1\. Breaking urandom's construction is much less likely than breaking a less-
trodden hardware device.

2\. If hashes in general are broken, then any crypto of interest is also
broken (counter example: non-complexity based crypto like a one-time pad
(note: Do NOT construe this as any sort of practical endorsement of "one time
pads". If you do not understand the concept of malleability, then forget this
entire comment exists and go read up on that instead!)).

3\. Backdooring RDRAND is equivalent to backdooring the entire CPU (counter: a
model of auditability that constrains the complexity of a backdoor)

These assumptions are mostly reasonable, but they are assumptions nonetheless.
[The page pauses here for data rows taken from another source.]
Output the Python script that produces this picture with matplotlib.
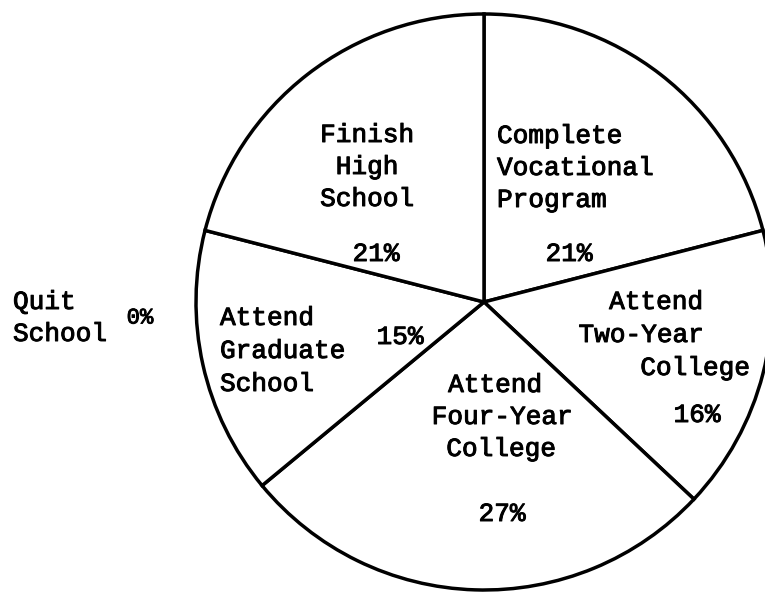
import matplotlib.pyplot as plt
import matplotlib.patheffects as pe

# pie slices, clockwise from 12 o'clock
categories = ['Complete\nVocational\nProgram', 'Attend\nTwo-Year\nCollege',
              'Attend\nFour-Year\nCollege', 'Attend\nGraduate\nSchool',
              'Finish\nHigh\nSchool']
percents = [21, 16, 27, 15, 21]
pct_labels = ['21%', '16%', '27%', '15%', '21%']

# category with no slice, written outside the circle
other_label = 'Quit\nSchool'
other_pct = '0%'

W, H = 765, 596
fig = plt.figure(figsize=(W / 100, H / 100), dpi=100)
ax = fig.add_axes([0, 0, 1, 1])

# pixel layout (y measured from top of image)
cx, cy, r = 484, 302, 288
ax.pie(percents, startangle=90, counterclock=False, center=(cx, H - cy), radius=r,
       wedgeprops=dict(facecolor='white', edgecolor='black', linewidth=2.5))
ax.set_xlim(0, W)
ax.set_ylim(0, H)
ax.set_aspect('equal')
ax.axis('off')

# typewriter look: mono font, slightly thickened strokes
ink = [pe.withStroke(linewidth=0.7, foreground='black')]
font = dict(family='Liberation Mono', fontsize=18.8, color='black', path_effects=ink)

# per label: x of each line, y of each line, alignment
label_pos = [
    ([497, 497, 497], [136, 168, 200], 'left'),
    ([656, 641, 695], [302, 335, 368], 'center'),
    ([495, 502, 501], [385, 417, 449], 'center'),
    ([220, 220, 220], [318, 351, 384], 'left'),
    ([367, 367, 367], [135, 167, 199], 'center'),
]
pct_pos = [(569, 254), (697, 415), (502, 514), (400, 337), (376, 254)]

for lab, (xs, ys, ha) in zip(categories, label_pos):
    for line, x, y in zip(lab.split('\n'), xs, ys):
        ax.text(x, H - y, line, ha=ha, va='center', **font)

for p, (x, y) in zip(pct_labels, pct_pos):
    ax.text(x, H - y, p, ha='center', va='center', **font)

for line, y in zip(other_label.split('\n'), [302, 334]):
    ax.text(13, H - y, line, ha='left', va='center', **font)
ax.text(140, H - 318, other_pct, ha='center', va='center',
        family='Liberation Mono', fontsize=16, color='black', path_effects=ink)

plt.savefig('out.png', dpi=100, facecolor='white')
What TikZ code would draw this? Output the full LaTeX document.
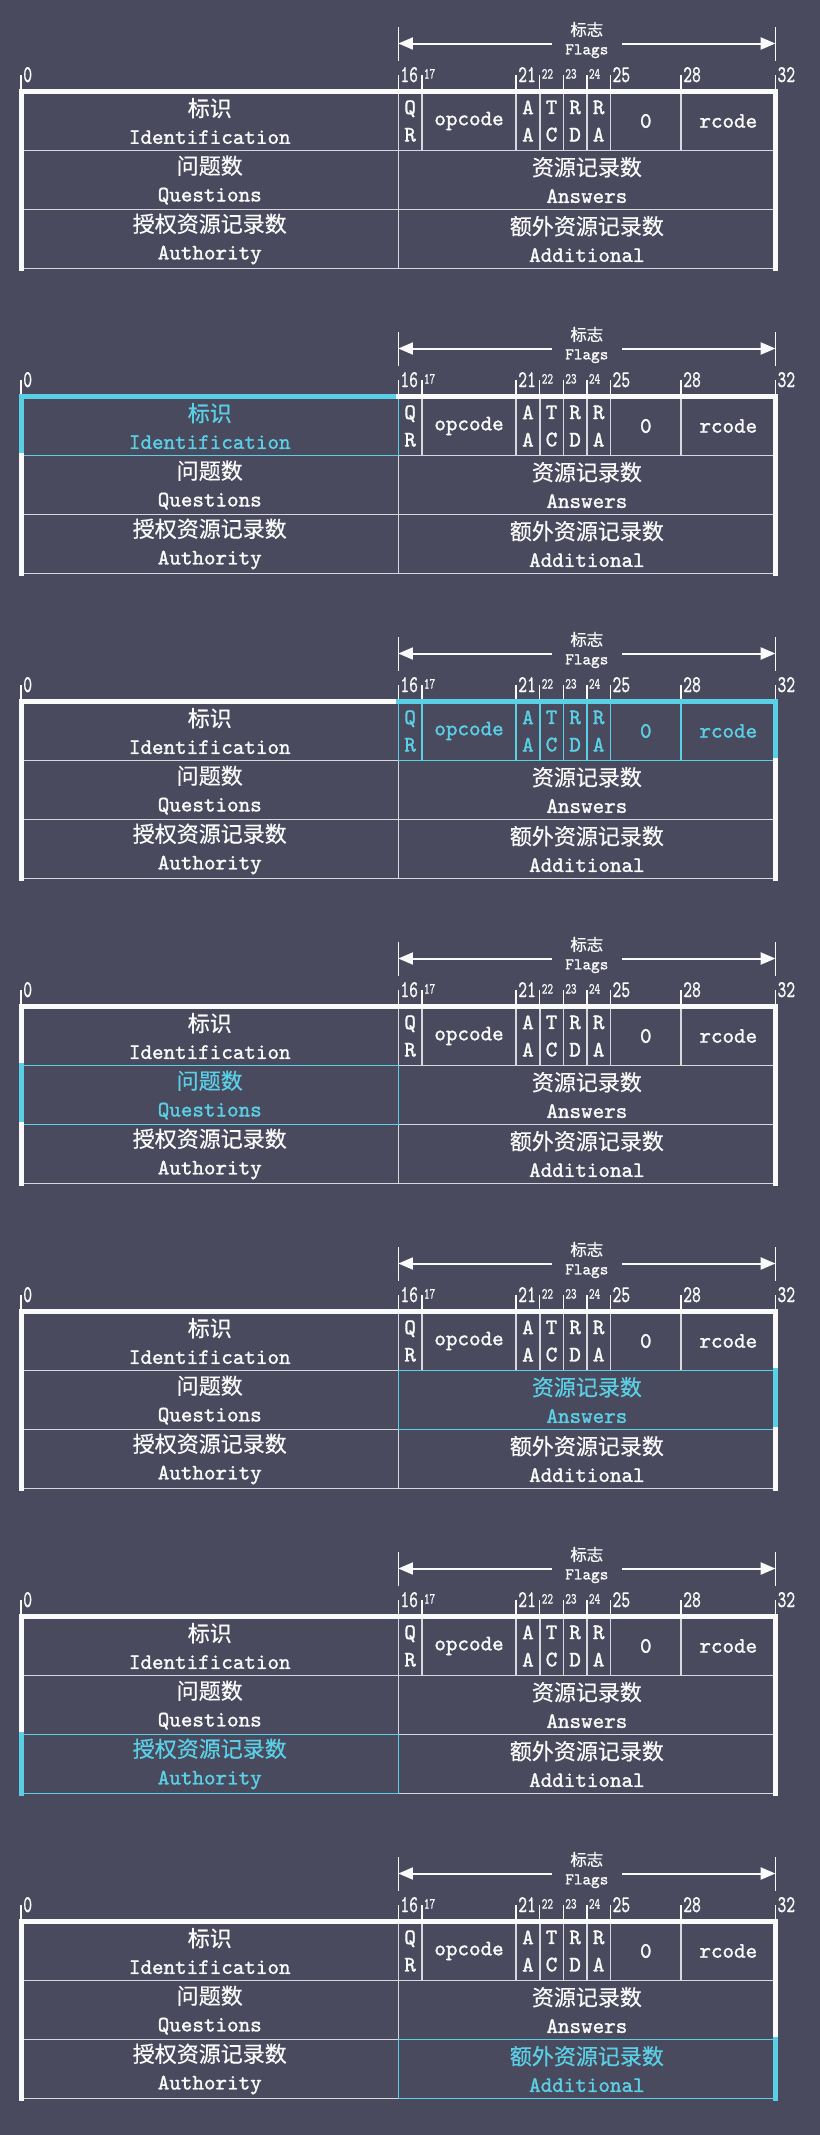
\documentclass[tikz,border=0pt]{standalone}
\usepackage{fontspec}
\usetikzlibrary{arrows.meta}
\newfontfamily\cjk{Noto Sans CJK SC}[FakeBold=0.6]
\newfontfamily\mono{lmmono10-regular.otf}[FakeBold=1.4]
\newfontfamily\numfont{lmmono10-regular.otf}[FakeStretch=0.7,FakeBold=0.8]
\definecolor{bgcol}{RGB}{74,74,94}
\definecolor{fgcol}{RGB}{250,250,250}
\definecolor{gridcol}{RGB}{215,215,222}
\definecolor{hicol}{RGB}{90,208,230}
\newcommand{\zh}[1]{{\cjk #1}}
% name, first bit, end bit, row, style, text
\newcommand{\field}[6]{%
  \node[cell,#5,minimum width={(#3-#2)*17.6775pt}] (#1\k)
    at ({21.2+23.57*(#2+#3)/2},{91.5+59*(#4-0.5)}) {#6};}
\pgfdeclarelayer{gridlayer}
\pgfsetlayers{gridlayer,main}

\begin{document}
\begin{tikzpicture}[x=0.75pt,y=-0.75pt,
  cell/.style={minimum height=44.25pt,inner sep=0pt,outer sep=0pt,align=center,
    line width=1.2pt,font=\fontsize{16.5pt}{20.5pt}\selectfont\mono},
  plain/.style={color=fgcol},
  hilite/.style={color=hicol,draw},
  rim/.style={line width=3.75pt,line cap=rect},
  gridline/.style={draw=gridcol,line width=1.2pt},
  tick/.style={draw=fgcol,line width=1.1pt},
  bignum/.style={text=fgcol,anchor=base west,inner sep=0pt,
    font=\fontsize{18pt}{18pt}\selectfont\numfont},
  smallnum/.style={text=fgcol,anchor=base west,inner sep=0pt,yshift=2.6pt,
    font=\fontsize{11.5pt}{12pt}\selectfont\numfont},
  flaglbl/.style={text=fgcol,align=center,inner xsep=10pt,inner ysep=0pt,
    font=\fontsize{12.3pt}{14pt}\selectfont\mono},
  flagarrow/.style={draw=fgcol,line width=1.5pt,-{Triangle[length=11pt,width=9pt]}}]
\useasboundingbox (0,0) rectangle (820,2135);
\begin{pgfonlayer}{gridlayer}
\fill[bgcol] (0,0) rectangle (820,2135);
\end{pgfonlayer}
\foreach \k/\sid/\sfl/\sqd/\san/\sns/\sar in {
  0/plain/plain/plain/plain/plain/plain,
  1/hilite/plain/plain/plain/plain/plain,
  2/plain/hilite/plain/plain/plain/plain,
  3/plain/plain/hilite/plain/plain/plain,
  4/plain/plain/plain/hilite/plain/plain,
  5/plain/plain/plain/plain/hilite/plain,
  6/plain/plain/plain/plain/plain/hilite}{
\begin{scope}[shift={(0,305*\k)}]
% flags bracket
\node[flaglbl] (flags\k) at (586.8,40) {\zh{标志}\\Flags};
\coordinate (fl\k) at (398.3,43.5);
\coordinate (fr\k) at (775.4,43.5);
\draw[tick] (fl\k) ++(0,-16.5) -- ++(0,34);
\draw[tick] (fr\k) ++(0,-16.5) -- ++(0,34);
\draw[flagarrow] (flags\k.west |- fl\k) -- (fl\k);
\draw[flagarrow] (flags\k.east |- fr\k) -- (fr\k);
% bit numbers
\foreach \b/\sz in {0/bignum,16/bignum,17/smallnum,21/bignum,22/smallnum,
    23/smallnum,24/smallnum,25/bignum,28/bignum,32/bignum}{
  \draw[tick] (21.2+23.57*\b,91.5) -- ++(0,-16.5);
  \node[\sz] (lbl\b-\k) at (23+23.57*\b,82) {\b};
}
% header fields
\field{id}{0}{16}{1}{\sid}{\zh{标识}\\Identification}
\field{qr}{16}{17}{1}{\sfl}{Q\\R}
\field{op}{17}{21}{1}{\sfl}{opcode}
\field{aa}{21}{22}{1}{\sfl}{A\\A}
\field{tc}{22}{23}{1}{\sfl}{T\\C}
\field{rd}{23}{24}{1}{\sfl}{R\\D}
\field{ra}{24}{25}{1}{\sfl}{R\\A}
\field{zr}{25}{28}{1}{\sfl}{0}
\field{rc}{28}{32}{1}{\sfl}{rcode}
\field{qd}{0}{16}{2}{\sqd}{\zh{问题数}\\Questions}
\field{an}{16}{32}{2}{\san}{\zh{资源记录数}\\Answers}
\field{ns}{0}{16}{3}{\sns}{\zh{授权资源记录数}\\Authority}
\field{ar}{16}{32}{3}{\sar}{\zh{额外资源记录数}\\Additional}
% thin grid
\begin{pgfonlayer}{gridlayer}
\foreach \n in {id,qr,op,aa,tc,rd,ra,zr,rc,qd,an,ns,ar}
  \draw[gridline] (\n\k.north west) rectangle (\n\k.south east);
\end{pgfonlayer}
% heavy outline
\draw[rim,\sid] (id\k.north west) -- (id\k.north east);
\draw[rim,\sfl] (qr\k.north west) -- (rc\k.north east);
\draw[rim,\sid] (id\k.north west) -- (id\k.south west);
\draw[rim,\sqd] (qd\k.north west) -- (qd\k.south west);
\draw[rim,\sns] (ns\k.north west) -- (ns\k.south west);
\draw[rim,\sfl] (rc\k.north east) -- (rc\k.south east);
\draw[rim,\san] (an\k.north east) -- (an\k.south east);
\draw[rim,\sar] (ar\k.north east) -- (ar\k.south east);
\end{scope}
}
\end{tikzpicture}
\end{document}
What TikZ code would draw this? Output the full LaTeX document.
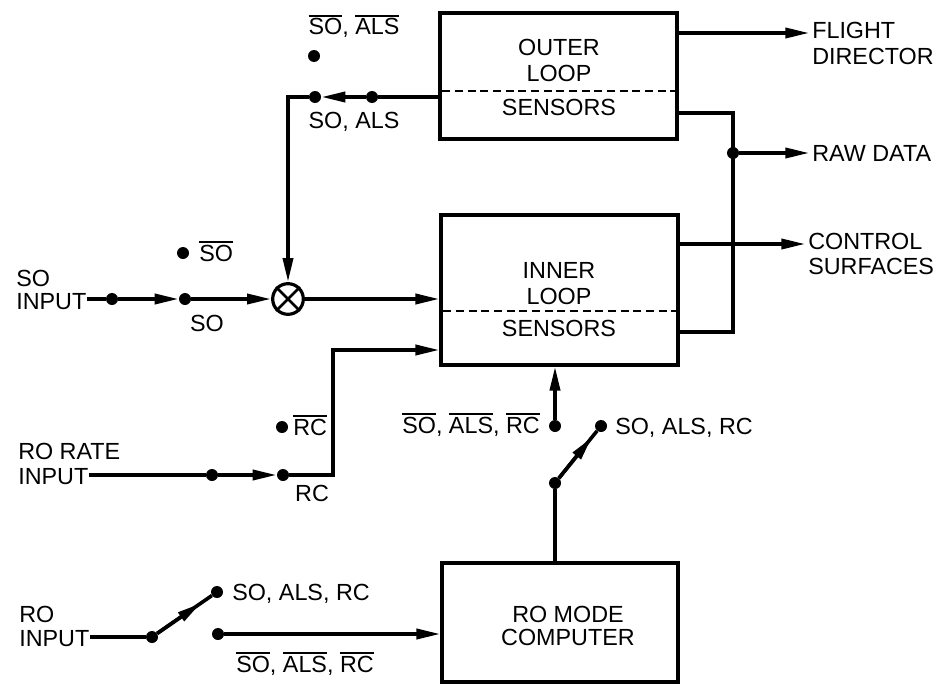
\documentclass[tikz,border=0pt]{standalone}
\usepackage{fontspec}
\setmainfont{Liberation Sans}
\usetikzlibrary{arrows.meta,calc}
\newcommand\ovl[1]{\leavevmode\vbox{\hrule height 1.3pt\kern1.6pt\hbox{#1}}}
\begin{document}
\begin{tikzpicture}[x=0.75pt,y=-0.75pt,
  line/.style={line width=2.7pt},
  arr/.style={line width=2.7pt, -{Triangle[length=18pt,width=7.5pt]}},
  box/.style={draw, line width=2.3pt, rectangle, inner sep=0pt},
  dot/.style={circle, fill, inner sep=0pt, minimum size=9pt},
  lbl/.style={font=\fontsize{17.5}{19}\selectfont, inner sep=0pt},
  sep/.style={line width=1.5pt, dash pattern=on 6pt off 3.5pt}]
\useasboundingbox (0,0) rectangle (941,685);

% boxes
\node[box, minimum width=177.75pt, minimum height=94.5pt] (outer) at (558.5,76) {};
\node[box, minimum width=177.75pt, minimum height=112.5pt] (inner) at (559.5,290) {};
\node[box, minimum width=177pt, minimum height=89.25pt] (mode) at (560,622.5) {};

\node[lbl, align=center] (outert) at (559,60.5) {OUTER\\LOOP};
\node[lbl] (outers) at (559,107) {SENSORS};
\node[lbl, align=center] (innert) at (559,283.5) {INNER\\LOOP};
\node[lbl] (inners) at (559,328) {SENSORS};
\node[lbl, align=center] (modet) at (568,626) {RO MODE\\[-2pt]COMPUTER};

\coordinate (yod) at (0,91);
\coordinate (yid) at (0,311);
\draw[sep] ([xshift=3pt]outer.west |- yod) -- ([xshift=-2pt]outer.east |- yod);
\draw[sep] ([xshift=3pt]inner.west |- yid) -- ([xshift=-2pt]inner.east |- yid);

% right labels
\node[lbl, align=left, anchor=west] (fdt) at (812,43.5) {FLIGHT\\DIRECTOR};
\node[lbl, anchor=west] (rawt) at (812,153) {RAW DATA};
\node[lbl, align=left, anchor=west] (cst) at (808,254) {CONTROL\\SURFACES};

% left input labels
\node[lbl, anchor=base west] (soa) at (16,286) {SO};
\node[lbl, anchor=base west] (soinput) at (16,309) {INPUT};
\node[lbl, anchor=base west] (rorate) at (18,459) {RO RATE};
\node[lbl, anchor=base west] (rrinput) at (18,484) {INPUT};
\node[lbl, anchor=base west] (roa) at (19,622) {RO};
\node[lbl, anchor=base west] (roinput) at (19,646) {INPUT};

% dots
\node[dot] (a1) at (372,97) {};
\node[dot] (a2) at (315,97) {};
\node[dot] (o1) at (314,56) {};
\node[dot] (s1) at (112,299) {};
\node[dot] (s2) at (185,299) {};
\node[dot] (s3) at (183,253) {};
\node[dot] (r1) at (212,475) {};
\node[dot] (r2) at (283,475) {};
\node[dot] (r3) at (282,427) {};
\node[dot] (b1) at (555,426) {};
\node[dot] (b2) at (601,426) {};
\node[dot] (bp) at (555,483) {};
\node[dot] (p) at (152,637) {};
\node[dot] (u) at (217,592) {};
\node[dot] (l) at (218,634) {};
\node[dot] (jd) at (733,153) {};

% summing junction
\node[draw, circle, line width=2.4pt, minimum size=23pt, inner sep=0pt] (sum) at (288,299) {};
\draw[line width=2pt] (sum.north west) -- (sum.south east) (sum.north east) -- (sum.south west);

% switch labels
\node[lbl, anchor=base] (l1) at (354,35) {\ovl{SO}, \ovl{ALS}};
\node[lbl, anchor=base] (l2) at (354,128) {SO, ALS};
\node[lbl, anchor=base west] (l3) at (199,261) {\ovl{SO}};
\node[lbl, anchor=base] (l4) at (207,331) {SO};
\node[lbl, anchor=base west] (l5) at (293,435) {\ovl{RC}};
\node[lbl, anchor=base] (l6) at (312,501) {RC};
\node[lbl, anchor=base east] (l7) at (540,433) {\ovl{SO}, \ovl{ALS}, \ovl{RC}};
\node[lbl, anchor=base west] (l8) at (615,434) {SO, ALS, RC};
\node[lbl, anchor=base west] (l9) at (232,600) {SO, ALS, RC};
\node[lbl, anchor=base west] (l10) at (236,672) {\ovl{SO}, \ovl{ALS}, \ovl{RC}};

% left connectors
\coordinate (k1) at (288,97);
\draw[line] (outer.west |- a1) -- (a1);
\draw[arr] (a1) -- (a2);
\draw[arr] (a2) -- (k1) -- (sum.north);
\draw[line] (soinput.east |- s1) -- (s1);
\draw[arr] (s1) -- (s2);
\draw[arr] (s2) -- (sum.west);
\draw[arr] (sum.east) -- (inner.west |- sum);
\coordinate (k2) at (333,475);
\coordinate (k3) at (333,350);
\draw[line] (rrinput.east |- r1) -- (r1);
\draw[arr] (r1) -- (r2);
\draw[arr] (r2) -- (k2) -- (k3) -- (inner.west |- k3);

% bottom switches
\draw[arr] (b1) -- (inner.south -| b1);
\draw[line] (mode.north -| bp) -- (bp);
\draw[line] (bp) -- (b2);
\draw[arr] (bp) -- ($(bp)!0.8!(b2)$);
\draw[line] (roinput.east |- p) -- (p);
\draw[line] (p) -- (u);
\draw[arr] (p) -- ($(p)!0.75!(u)$);
\draw[arr] (l) -- (mode.west |- l);

% right connectors
\coordinate (yfd) at (0,33);
\coordinate (ycs) at (0,244);
\coordinate (k4) at (733,113);
\coordinate (k5) at (733,332);
\draw[arr] (outer.east |- yfd) -- ([xshift=-2pt]fdt.west |- yfd);
\draw[line] (outer.east |- k4) -- (k4) -- (k5) -- (inner.east |- k5);
\draw[arr] (jd) -- ([xshift=-2pt]rawt.west |- jd);
\draw[arr] (inner.east |- ycs) -- ([xshift=-2pt]cst.west |- ycs);
\end{tikzpicture}
\end{document}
Embedded systems do suffer from a demonstrable lack of entropy. Studying
techniques for hardware entropy collection is interesting in its own right,
which is why it's disappointing that this page seems more focused on
productizing their device as a black box USB stick rather than concentrating
on open review.

------
PhantomGremlin
Seems like there's a lot of good information there, but I'm way out of my
league so YMMV.

It's too bad they dismiss using radioactive decay for "practical reasons".
There's a guy[1] who has been playing with that, off and on, for over 30
years. He's still at it, I just got some fresh random bits from him a few
minutes ago. His hardware doesn't seem that expensive.

BTW we just had a discussion on weak RNGs on the web a few days ago:
[https://news.ycombinator.com/item?id=10030036](https://news.ycombinator.com/item?id=10030036)
As usual with HN, the comments are at least as informative as the article
itself.

[1] [http://www.fourmilab.ch/hotbits/](http://www.fourmilab.ch/hotbits/)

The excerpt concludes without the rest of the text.